» **EXERCISE REQUIREMENTS**
Retype the records below from their first line through the line holding "import seaborn as sns", including both ends and no pictures.

►

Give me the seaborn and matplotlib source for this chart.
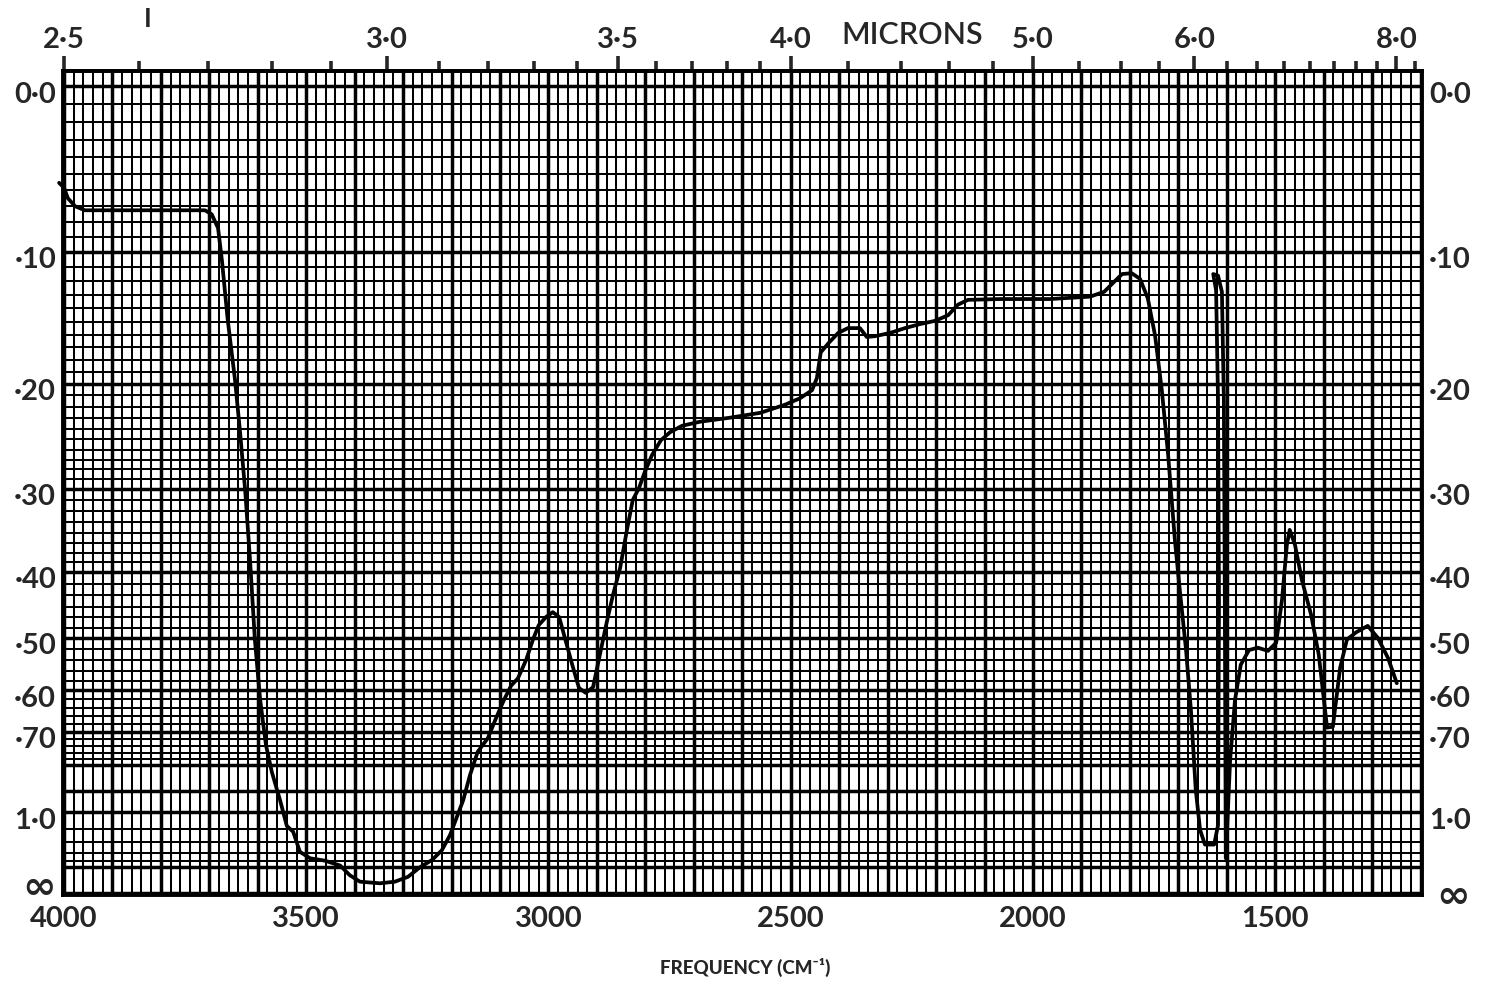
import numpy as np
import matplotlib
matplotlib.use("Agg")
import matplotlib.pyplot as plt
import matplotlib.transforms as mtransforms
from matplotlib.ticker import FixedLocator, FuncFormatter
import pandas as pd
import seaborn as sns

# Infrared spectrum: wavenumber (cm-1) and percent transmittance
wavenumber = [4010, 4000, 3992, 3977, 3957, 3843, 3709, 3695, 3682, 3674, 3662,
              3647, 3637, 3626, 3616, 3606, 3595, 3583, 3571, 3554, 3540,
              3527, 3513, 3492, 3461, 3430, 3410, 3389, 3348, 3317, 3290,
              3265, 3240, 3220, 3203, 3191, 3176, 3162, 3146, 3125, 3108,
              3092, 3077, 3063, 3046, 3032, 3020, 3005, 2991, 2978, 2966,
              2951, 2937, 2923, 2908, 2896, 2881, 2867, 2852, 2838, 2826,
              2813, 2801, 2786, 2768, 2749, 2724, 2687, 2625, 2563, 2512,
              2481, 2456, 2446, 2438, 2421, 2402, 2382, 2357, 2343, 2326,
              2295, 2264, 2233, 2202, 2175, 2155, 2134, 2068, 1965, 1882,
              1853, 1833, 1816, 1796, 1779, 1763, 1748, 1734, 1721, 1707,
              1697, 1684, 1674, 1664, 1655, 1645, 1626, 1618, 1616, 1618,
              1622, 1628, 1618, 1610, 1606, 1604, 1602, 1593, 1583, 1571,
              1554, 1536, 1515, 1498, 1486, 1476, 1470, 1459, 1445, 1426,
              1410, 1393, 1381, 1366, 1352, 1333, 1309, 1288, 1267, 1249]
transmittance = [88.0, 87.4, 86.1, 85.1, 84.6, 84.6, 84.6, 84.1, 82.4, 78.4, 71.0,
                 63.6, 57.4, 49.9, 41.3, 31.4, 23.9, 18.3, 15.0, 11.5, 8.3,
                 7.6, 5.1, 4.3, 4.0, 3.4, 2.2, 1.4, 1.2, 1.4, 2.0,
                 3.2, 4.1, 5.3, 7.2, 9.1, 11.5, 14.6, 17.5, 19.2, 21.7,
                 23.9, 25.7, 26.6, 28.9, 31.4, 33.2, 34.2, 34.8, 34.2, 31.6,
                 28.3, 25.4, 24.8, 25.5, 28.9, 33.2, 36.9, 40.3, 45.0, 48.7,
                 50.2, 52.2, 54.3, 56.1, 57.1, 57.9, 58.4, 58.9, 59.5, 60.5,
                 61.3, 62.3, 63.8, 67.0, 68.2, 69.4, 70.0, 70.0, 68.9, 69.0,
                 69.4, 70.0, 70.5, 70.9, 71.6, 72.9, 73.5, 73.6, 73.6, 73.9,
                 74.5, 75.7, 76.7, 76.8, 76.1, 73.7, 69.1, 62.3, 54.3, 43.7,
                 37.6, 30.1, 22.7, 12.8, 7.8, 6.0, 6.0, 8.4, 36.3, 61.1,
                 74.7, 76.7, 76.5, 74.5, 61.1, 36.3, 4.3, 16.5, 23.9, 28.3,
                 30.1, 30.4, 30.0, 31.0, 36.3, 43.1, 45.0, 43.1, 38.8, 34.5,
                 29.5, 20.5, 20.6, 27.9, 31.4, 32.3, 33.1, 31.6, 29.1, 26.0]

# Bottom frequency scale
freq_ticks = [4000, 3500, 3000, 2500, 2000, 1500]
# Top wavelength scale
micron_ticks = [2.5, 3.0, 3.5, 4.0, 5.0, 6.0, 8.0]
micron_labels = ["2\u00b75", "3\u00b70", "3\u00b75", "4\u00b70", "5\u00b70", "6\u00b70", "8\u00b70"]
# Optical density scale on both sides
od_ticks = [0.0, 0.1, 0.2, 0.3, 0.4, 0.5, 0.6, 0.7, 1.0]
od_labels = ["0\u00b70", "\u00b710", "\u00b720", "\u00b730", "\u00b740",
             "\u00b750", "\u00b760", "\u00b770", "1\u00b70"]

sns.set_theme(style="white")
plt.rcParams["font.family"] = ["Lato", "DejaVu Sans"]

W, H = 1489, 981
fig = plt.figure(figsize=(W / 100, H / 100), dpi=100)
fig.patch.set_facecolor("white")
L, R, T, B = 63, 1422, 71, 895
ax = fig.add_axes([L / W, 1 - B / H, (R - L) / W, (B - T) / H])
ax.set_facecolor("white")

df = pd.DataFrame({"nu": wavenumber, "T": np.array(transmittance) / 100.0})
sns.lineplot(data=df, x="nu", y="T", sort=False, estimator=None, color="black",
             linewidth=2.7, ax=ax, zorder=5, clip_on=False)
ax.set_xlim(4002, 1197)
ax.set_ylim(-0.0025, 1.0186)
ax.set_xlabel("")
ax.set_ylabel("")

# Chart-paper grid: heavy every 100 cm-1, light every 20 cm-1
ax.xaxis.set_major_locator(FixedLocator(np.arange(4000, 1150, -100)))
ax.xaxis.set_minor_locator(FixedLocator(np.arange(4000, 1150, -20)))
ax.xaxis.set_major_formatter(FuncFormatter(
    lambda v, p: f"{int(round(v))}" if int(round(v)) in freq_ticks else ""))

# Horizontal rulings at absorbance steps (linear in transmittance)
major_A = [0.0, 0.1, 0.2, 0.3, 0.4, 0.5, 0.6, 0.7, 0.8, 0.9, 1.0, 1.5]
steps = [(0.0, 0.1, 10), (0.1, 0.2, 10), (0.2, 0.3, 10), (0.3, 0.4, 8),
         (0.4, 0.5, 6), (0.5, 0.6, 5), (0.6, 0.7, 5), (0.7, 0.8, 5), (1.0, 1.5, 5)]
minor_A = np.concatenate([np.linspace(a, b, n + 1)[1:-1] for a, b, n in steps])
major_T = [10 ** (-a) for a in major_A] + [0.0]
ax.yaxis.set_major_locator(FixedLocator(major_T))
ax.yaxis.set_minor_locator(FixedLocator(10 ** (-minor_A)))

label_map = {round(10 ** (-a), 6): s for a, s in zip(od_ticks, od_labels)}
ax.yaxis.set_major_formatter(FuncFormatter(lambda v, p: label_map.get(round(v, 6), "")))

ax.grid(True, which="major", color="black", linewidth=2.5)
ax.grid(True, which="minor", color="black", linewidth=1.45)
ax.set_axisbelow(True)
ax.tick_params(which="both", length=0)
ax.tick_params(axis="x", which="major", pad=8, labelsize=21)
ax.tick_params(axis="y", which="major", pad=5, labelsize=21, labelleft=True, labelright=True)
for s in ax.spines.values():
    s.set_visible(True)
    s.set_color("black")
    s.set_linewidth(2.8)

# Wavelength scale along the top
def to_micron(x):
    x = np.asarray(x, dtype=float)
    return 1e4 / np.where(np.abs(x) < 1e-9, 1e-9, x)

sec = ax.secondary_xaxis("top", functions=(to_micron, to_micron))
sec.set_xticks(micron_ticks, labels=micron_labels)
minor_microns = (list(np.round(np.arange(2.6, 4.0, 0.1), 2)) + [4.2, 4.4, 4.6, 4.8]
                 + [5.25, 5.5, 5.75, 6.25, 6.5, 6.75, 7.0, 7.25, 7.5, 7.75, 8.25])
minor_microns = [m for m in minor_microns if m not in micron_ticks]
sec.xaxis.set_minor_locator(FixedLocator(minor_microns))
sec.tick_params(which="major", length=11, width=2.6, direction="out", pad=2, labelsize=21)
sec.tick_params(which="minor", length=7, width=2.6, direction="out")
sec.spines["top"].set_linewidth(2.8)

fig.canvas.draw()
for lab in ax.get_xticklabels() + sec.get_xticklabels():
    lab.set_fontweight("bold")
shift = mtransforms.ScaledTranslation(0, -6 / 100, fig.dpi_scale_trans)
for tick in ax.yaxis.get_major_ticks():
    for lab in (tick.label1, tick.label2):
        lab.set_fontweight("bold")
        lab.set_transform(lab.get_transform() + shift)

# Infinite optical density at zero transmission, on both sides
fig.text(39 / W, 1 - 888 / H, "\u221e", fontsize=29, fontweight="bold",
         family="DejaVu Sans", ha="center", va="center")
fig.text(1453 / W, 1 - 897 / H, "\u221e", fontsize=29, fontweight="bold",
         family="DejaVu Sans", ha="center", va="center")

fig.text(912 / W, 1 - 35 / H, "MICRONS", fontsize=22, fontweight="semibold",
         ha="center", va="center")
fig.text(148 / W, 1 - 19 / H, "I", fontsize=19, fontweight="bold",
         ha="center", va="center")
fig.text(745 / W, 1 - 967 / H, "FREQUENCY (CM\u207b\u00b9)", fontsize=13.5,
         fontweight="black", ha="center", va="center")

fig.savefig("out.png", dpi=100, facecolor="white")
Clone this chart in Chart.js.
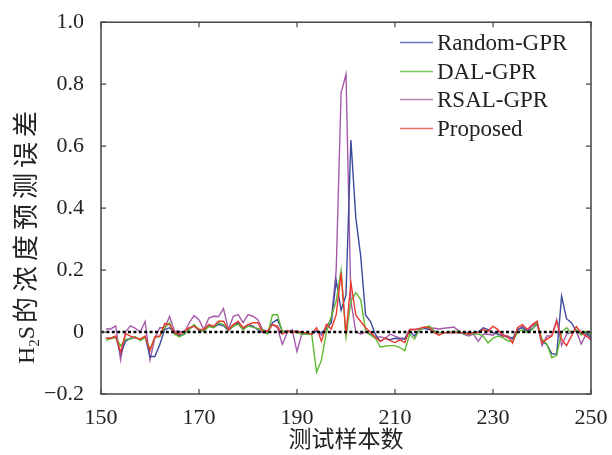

◄

» **FULL OUTPUT**
Give me the seaborn and matplotlib source for this chart.
import numpy as np
import matplotlib
matplotlib.use("Agg")
import matplotlib.pyplot as plt
import matplotlib.transforms as mtransforms
from matplotlib.ticker import FixedLocator, FuncFormatter
import pandas as pd
import seaborn as sns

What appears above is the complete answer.